REQUIRED TASK: Exclude the pictures, then copy word for word the lines running from the beginning of the records through the line with "import seaborn as sns".

RECORDS:
· · ·
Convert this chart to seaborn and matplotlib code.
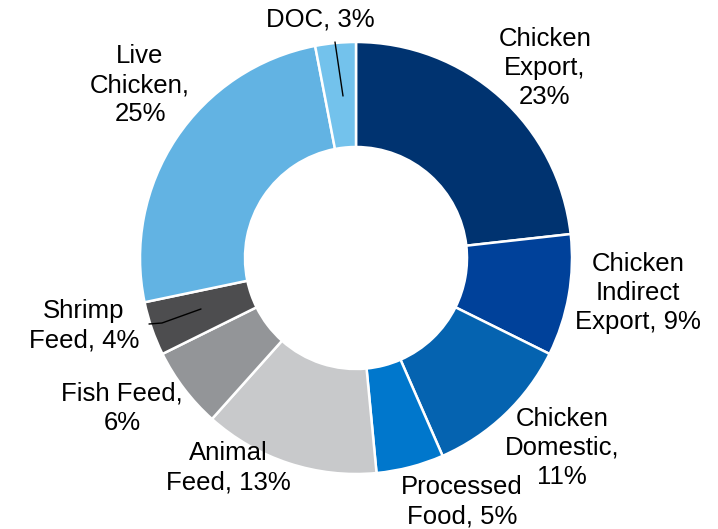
import matplotlib
matplotlib.use("Agg")
import matplotlib.pyplot as plt
import seaborn as sns

# data (clockwise from 12 o'clock)
categories = ["Chicken Export", "Chicken Indirect Export", "Chicken Domestic",
              "Processed Food", "Animal Feed", "Fish Feed", "Shrimp Feed",
              "Live Chicken", "DOC"]
shares = [23, 9, 11, 5, 13, 6, 4, 25, 3]
label_text = ["Chicken\nExport,\n{}%", "Chicken\nIndirect\nExport, {}%",
              "Chicken\nDomestic,\n{}%", "Processed\nFood, {}%",
              "Animal\nFeed, {}%", "Fish Feed,\n{}%", "Shrimp\nFeed, {}%",
              "Live\nChicken,\n{}%", "DOC, {}%"]
colors = ["#003370", "#00419a", "#0563b0", "#0077cc", "#c8c9cb",
          "#939598", "#4d4d4f", "#62b3e3", "#73c2ec"]

# label anchor positions in pixels (x, y from top)
label_pos = [(545, 68), (638, 293), (562, 448), (462, 502), (228, 468),
             (122, 408), (84, 326), (140, 85), (320, 20)]

sns.set_theme(style="white")
plt.rcParams["font.family"] = ["Liberation Sans", "DejaVu Sans"]

W, H = 718, 529
fig = plt.figure(figsize=(W / 100, H / 100), dpi=100)
ax = fig.add_axes([0, 0, 1, 1])

cx, cy, r_out, r_in = 356, H - 258, 216, 111
ax.pie(shares, colors=colors, startangle=90, counterclock=False,
       center=(cx, cy), radius=r_out, frame=True,
       wedgeprops=dict(width=r_out - r_in, edgecolor="white", linewidth=1.8))
ax.set_xlim(0, W)
ax.set_ylim(0, H)
ax.set_aspect("equal")
ax.axis("off")

for txt, v, (px, py) in zip(label_text, shares, label_pos):
    ax.text(px, H - py, txt.format(v), ha="center", va="center",
            fontsize=18.5, color="black", linespacing=1.28)

# leader lines for the two small slices
ax.plot([335, 343], [H - 42, H - 96], color="black", lw=1)
ax.plot([149, 162, 201], [H - 324, H - 323, H - 309], color="black", lw=1)

fig.savefig("out.png", dpi=100)
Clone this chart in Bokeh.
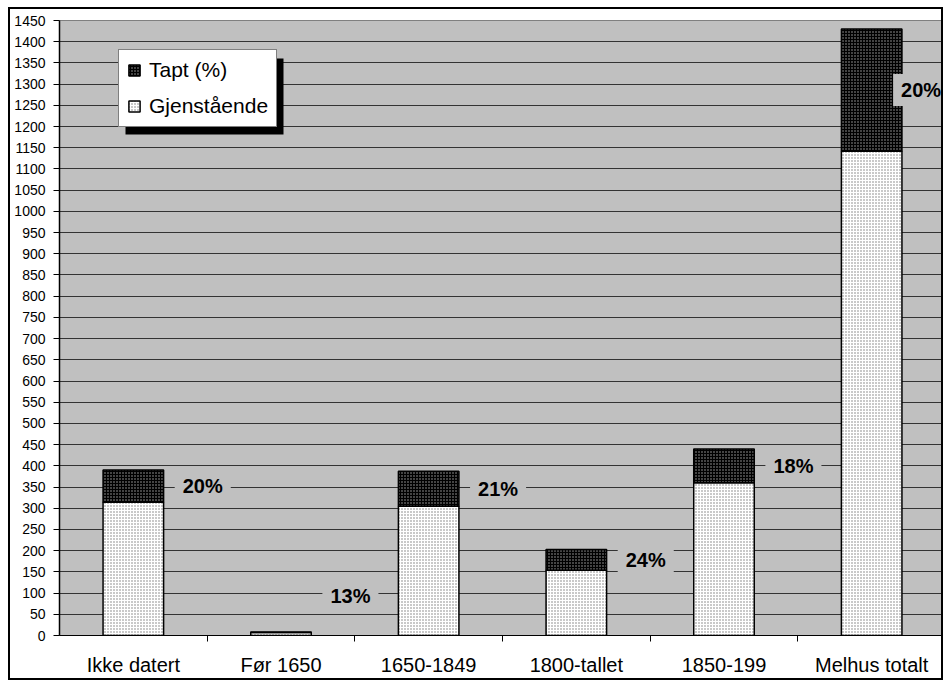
from bokeh.plotting import figure
from bokeh.models import ColumnDataSource, FixedTicker, Legend, LegendItem, BoxAnnotation, Range1d
from bokeh.core.properties import value
from bokeh.embed import file_html
from bokeh.resources import INLINE

categories = ["Ikke datert", "Før 1650", "1650-1849", "1800-tallet", "1850-199", "Melhus totalt"]
gjenstaende = [314, 7, 305, 154, 360, 1142]
tapt = [76, 1, 82, 49, 80, 288]
pct_labels = ["20%", "13%", "21%", "24%", "18%", "20%"]
y_ticks = list(range(0, 1451, 50))

FONT = "Liberation Sans"
n = len(categories)
xs = [i + 0.5 for i in range(n)]
totals = [g + t for g, t in zip(gjenstaende, tapt)]
label_x = [min(x + 0.47, n - 0.165) for x in xs]
label_y = [max(g + t / 2, 94) for g, t in zip(gjenstaende, tapt)]

src = ColumnDataSource(dict(x=xs, g=gjenstaende, total=totals,
                            lx=label_x, ly=label_y, pct=pct_labels))

p = figure(width=935, height=673, x_range=Range1d(0, n), y_range=Range1d(0, 1450),
           output_backend="svg", toolbar_location=None,
           min_border_left=49, min_border_top=11, min_border_bottom=47, min_border_right=0)
p.margin = (7, 0, 0, 8)
p.styles = {"border": "2px solid black"}
p.background_fill_color = "#C0C0C0"
p.border_fill_color = "white"
p.outline_line_color = "#808080"
p.outline_line_width = 1

p.xgrid.visible = False
p.ygrid.grid_line_color = "#333333"
p.ygrid.grid_line_width = 1

r_gj = p.vbar(x="x", width=0.41, bottom=0, top="g", source=src,
              fill_color="white", hatch_pattern="dot", hatch_color="#777777",
              hatch_scale=3, hatch_weight=1, line_color="black", line_width=1.5)
r_tapt = p.vbar(x="x", width=0.41, bottom="g", top="total", source=src,
                fill_color="black", hatch_pattern="dot", hatch_color="#aaaaaa",
                hatch_scale=3, hatch_weight=1, line_color="black", line_width=1.5)

p.text(x="lx", y="ly", text="pct", source=src, text_font=value(FONT),
       text_font_style="bold", text_font_size="20px", text_align="center",
       text_baseline="middle", text_color="black",
       background_fill_color="#C0C0C0", padding=(8, 5))

# x axis
xa = p.xaxis[0]
xa.ticker = FixedTicker(ticks=xs, minor_ticks=list(range(1, n + 1)))
xa.major_label_overrides = {x: c for x, c in zip(xs, categories)}
xa.major_tick_line_color = None
xa.major_tick_out = 6
xa.major_tick_in = 0
xa.minor_tick_line_color = "black"
xa.minor_tick_out = 6
xa.minor_tick_in = 0
xa.axis_line_color = "black"
xa.major_label_text_font = FONT
xa.major_label_text_font_size = "20px"
xa.major_label_text_color = "black"
xa.major_label_standoff = 12

ya = p.yaxis[0]
ya.ticker = FixedTicker(ticks=y_ticks, minor_ticks=[])
ya.major_tick_out = 6
ya.major_tick_in = 0
ya.major_tick_line_color = "black"
ya.axis_line_color = "black"
ya.axis_line_width = 1.5
ya.major_label_text_font = FONT
ya.major_label_text_font_size = "14px"
ya.major_label_text_color = "black"
ya.major_label_standoff = 8

# legend drop shadow (frame-relative screen units, y upward)
shadow = BoxAnnotation(left=66, right=224, top=577, bottom=501,
                       left_units="screen", right_units="screen",
                       top_units="screen", bottom_units="screen",
                       fill_color="black", fill_alpha=1, line_color=None)
p.add_layout(shadow)

legend = Legend(items=[LegendItem(label="Tapt (%)", renderers=[r_tapt]),
                       LegendItem(label="Gjenstående", renderers=[r_gj])],
                location=(59, 508))
legend.label_text_font = FONT
legend.label_text_font_size = "21px"
legend.label_text_color = "black"
legend.glyph_width = 14
legend.glyph_height = 14
legend.label_standoff = 8
legend.padding = 8
legend.spacing = 12
legend.margin = 0
legend.border_line_color = "black"
legend.border_line_width = 1
legend.background_fill_color = "white"
legend.background_fill_alpha = 1
p.add_layout(legend, "center")

open("out.html", "w").write(file_html(p, INLINE))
· · ·
EXERCISE RESULT:
Convert this chart to seaborn and matplotlib code.
import matplotlib
matplotlib.use("Agg")
import matplotlib.pyplot as plt
import seaborn as sns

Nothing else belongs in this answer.